_TASK TO CARRY OUT:_ Search the records below for the word "this". Pull out each line that has it.

_PROVIDED ENTRIES:_
========================================

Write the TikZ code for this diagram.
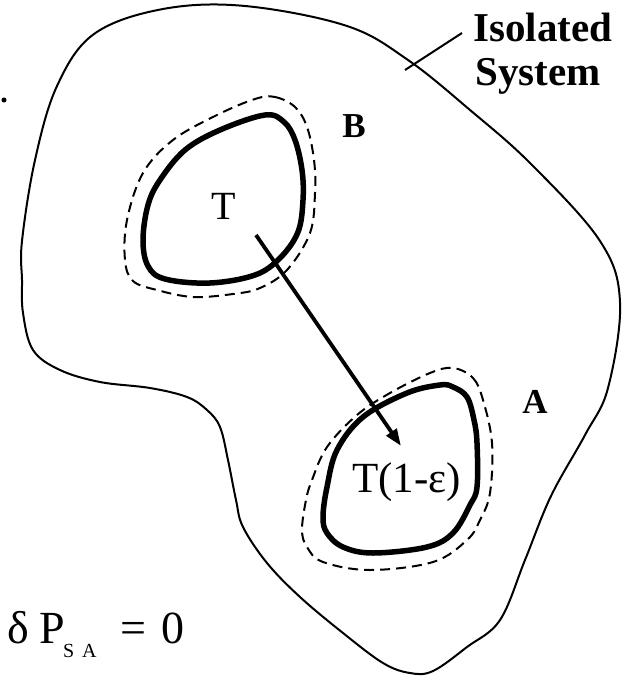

========================================

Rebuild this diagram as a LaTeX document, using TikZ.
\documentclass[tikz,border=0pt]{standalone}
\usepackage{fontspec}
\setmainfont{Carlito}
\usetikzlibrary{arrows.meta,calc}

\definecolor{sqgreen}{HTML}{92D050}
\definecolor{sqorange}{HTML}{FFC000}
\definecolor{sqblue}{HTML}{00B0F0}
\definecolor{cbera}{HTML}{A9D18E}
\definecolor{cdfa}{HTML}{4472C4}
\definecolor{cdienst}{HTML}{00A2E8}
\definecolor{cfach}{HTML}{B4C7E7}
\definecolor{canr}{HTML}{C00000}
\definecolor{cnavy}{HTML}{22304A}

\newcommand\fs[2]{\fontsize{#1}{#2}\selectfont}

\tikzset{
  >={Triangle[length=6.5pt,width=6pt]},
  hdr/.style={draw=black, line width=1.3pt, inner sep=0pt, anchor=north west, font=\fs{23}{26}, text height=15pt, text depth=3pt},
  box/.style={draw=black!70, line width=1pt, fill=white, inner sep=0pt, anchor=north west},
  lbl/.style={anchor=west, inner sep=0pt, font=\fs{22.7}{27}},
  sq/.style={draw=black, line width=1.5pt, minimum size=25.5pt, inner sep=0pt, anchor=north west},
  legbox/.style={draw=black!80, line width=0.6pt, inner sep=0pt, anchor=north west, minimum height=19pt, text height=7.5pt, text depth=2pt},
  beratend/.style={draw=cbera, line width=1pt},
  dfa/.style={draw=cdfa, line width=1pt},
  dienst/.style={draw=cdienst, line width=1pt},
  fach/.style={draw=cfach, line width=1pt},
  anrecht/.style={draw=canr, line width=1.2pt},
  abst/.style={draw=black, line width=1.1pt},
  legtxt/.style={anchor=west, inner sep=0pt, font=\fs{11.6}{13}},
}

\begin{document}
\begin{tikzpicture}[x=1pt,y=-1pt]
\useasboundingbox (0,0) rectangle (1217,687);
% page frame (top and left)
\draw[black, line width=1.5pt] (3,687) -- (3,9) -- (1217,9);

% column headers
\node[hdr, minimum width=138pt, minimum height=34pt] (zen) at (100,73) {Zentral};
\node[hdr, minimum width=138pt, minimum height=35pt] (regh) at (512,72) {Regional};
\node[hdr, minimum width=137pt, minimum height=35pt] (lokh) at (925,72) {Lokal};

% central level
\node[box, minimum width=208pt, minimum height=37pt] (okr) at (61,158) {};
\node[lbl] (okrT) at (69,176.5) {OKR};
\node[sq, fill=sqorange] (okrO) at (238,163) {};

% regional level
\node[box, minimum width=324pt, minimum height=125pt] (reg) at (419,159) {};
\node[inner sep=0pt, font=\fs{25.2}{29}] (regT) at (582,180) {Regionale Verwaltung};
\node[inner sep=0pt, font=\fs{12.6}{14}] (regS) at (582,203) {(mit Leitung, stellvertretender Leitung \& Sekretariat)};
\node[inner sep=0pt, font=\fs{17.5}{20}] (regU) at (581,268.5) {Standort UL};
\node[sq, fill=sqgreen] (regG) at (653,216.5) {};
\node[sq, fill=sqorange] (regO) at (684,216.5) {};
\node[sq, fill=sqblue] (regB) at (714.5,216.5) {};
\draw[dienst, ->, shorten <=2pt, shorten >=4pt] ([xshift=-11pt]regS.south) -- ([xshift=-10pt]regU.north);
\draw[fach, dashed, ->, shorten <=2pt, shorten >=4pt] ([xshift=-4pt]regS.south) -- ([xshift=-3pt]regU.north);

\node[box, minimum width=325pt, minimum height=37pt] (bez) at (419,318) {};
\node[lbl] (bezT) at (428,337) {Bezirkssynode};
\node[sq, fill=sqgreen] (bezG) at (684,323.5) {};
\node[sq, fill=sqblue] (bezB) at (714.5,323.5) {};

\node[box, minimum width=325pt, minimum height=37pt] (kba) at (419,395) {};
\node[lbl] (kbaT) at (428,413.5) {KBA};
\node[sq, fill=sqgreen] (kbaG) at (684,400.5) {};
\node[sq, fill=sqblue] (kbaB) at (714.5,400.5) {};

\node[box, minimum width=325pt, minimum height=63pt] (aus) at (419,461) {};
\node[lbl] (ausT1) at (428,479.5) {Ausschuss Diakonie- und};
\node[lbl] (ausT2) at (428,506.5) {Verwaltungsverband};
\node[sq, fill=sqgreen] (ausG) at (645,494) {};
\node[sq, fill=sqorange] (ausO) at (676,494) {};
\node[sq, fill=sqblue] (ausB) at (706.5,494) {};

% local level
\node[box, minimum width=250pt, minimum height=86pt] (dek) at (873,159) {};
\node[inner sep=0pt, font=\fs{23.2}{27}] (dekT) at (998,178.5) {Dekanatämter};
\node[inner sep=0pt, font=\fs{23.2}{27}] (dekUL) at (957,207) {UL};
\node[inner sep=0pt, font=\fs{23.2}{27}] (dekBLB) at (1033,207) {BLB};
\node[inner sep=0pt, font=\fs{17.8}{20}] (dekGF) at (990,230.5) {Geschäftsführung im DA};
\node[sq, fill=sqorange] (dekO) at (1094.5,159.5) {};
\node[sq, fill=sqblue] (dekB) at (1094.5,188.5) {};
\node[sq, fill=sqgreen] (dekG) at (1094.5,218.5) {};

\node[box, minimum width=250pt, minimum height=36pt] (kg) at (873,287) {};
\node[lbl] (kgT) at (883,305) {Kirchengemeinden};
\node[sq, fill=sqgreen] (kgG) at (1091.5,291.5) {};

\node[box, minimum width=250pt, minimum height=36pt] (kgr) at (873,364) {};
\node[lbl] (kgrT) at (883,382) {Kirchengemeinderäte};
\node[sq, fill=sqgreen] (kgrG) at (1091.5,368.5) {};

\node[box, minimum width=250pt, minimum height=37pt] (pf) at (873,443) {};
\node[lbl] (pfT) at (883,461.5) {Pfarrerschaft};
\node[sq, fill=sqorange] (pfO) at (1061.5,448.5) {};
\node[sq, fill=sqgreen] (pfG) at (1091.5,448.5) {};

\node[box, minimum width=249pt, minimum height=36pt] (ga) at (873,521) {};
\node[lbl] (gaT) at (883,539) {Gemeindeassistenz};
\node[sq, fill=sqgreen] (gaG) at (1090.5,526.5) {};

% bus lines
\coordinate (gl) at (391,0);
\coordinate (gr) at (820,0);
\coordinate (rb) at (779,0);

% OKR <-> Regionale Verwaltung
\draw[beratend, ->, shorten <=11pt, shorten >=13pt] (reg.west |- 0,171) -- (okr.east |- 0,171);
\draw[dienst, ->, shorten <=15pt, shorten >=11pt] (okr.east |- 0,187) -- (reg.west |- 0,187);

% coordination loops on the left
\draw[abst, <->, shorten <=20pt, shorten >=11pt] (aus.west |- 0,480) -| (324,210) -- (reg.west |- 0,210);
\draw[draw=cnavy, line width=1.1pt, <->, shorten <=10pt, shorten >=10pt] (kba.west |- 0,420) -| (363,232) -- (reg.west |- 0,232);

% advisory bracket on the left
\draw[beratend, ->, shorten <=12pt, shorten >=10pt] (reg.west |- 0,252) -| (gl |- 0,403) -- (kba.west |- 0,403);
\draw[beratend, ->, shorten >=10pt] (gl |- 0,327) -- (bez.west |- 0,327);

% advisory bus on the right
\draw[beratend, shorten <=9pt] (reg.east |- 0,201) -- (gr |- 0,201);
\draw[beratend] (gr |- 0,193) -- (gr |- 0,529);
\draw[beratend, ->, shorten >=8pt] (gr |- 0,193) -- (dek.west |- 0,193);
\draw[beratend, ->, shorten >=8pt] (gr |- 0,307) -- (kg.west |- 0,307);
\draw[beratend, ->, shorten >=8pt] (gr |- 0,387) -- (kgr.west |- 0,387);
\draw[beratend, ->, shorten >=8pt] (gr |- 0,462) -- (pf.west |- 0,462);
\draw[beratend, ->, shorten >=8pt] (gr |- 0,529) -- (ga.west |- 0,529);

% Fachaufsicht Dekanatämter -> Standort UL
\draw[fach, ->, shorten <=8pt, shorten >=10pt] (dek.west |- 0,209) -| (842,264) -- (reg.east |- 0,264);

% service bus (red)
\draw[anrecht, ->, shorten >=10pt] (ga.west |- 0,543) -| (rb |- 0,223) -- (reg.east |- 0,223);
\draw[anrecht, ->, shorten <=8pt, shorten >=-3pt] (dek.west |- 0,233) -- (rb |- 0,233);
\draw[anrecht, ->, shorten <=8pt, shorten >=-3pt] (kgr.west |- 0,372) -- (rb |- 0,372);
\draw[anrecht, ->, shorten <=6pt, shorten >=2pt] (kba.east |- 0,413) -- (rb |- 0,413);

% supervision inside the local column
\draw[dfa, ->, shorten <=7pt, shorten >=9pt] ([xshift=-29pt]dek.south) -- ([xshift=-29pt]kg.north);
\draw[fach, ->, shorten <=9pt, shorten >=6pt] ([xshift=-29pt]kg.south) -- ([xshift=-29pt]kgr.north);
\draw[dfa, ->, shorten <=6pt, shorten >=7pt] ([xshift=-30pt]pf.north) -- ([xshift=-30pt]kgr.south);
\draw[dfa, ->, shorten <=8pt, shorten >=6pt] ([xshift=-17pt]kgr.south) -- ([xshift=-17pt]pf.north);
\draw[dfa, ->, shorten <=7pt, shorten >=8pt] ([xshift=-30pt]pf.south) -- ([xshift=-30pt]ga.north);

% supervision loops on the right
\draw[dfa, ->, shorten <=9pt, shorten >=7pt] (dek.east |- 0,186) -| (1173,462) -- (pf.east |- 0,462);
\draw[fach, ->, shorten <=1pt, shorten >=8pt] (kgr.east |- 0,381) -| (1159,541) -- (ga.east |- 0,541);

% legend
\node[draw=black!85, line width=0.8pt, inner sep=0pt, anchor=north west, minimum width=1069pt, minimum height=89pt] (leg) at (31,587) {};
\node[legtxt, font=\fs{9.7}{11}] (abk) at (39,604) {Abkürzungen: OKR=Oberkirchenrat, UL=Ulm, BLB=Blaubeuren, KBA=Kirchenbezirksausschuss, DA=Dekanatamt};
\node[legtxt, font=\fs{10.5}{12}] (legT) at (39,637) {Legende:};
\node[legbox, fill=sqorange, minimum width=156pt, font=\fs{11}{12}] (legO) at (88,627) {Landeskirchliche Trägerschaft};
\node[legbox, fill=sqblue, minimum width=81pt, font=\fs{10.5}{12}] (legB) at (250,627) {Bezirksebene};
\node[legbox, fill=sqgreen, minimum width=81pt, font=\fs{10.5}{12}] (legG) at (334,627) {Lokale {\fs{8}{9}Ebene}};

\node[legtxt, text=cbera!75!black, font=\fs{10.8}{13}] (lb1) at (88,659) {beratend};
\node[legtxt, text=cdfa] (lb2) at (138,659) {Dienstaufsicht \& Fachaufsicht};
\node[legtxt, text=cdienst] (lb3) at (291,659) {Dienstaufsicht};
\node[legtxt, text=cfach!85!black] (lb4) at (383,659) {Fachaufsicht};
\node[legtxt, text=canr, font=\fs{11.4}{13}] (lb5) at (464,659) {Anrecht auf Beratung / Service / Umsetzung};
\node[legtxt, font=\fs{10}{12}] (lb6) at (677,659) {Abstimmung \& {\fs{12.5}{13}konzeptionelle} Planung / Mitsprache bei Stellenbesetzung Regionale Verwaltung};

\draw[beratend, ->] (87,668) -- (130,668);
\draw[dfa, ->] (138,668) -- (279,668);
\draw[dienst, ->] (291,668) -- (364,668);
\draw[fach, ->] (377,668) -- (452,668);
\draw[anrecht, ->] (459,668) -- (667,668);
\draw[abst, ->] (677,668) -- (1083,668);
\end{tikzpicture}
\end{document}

========================================

_RIGHT ANSWER:_
Write the TikZ code for this diagram.
Rebuild this diagram as a LaTeX document, using TikZ.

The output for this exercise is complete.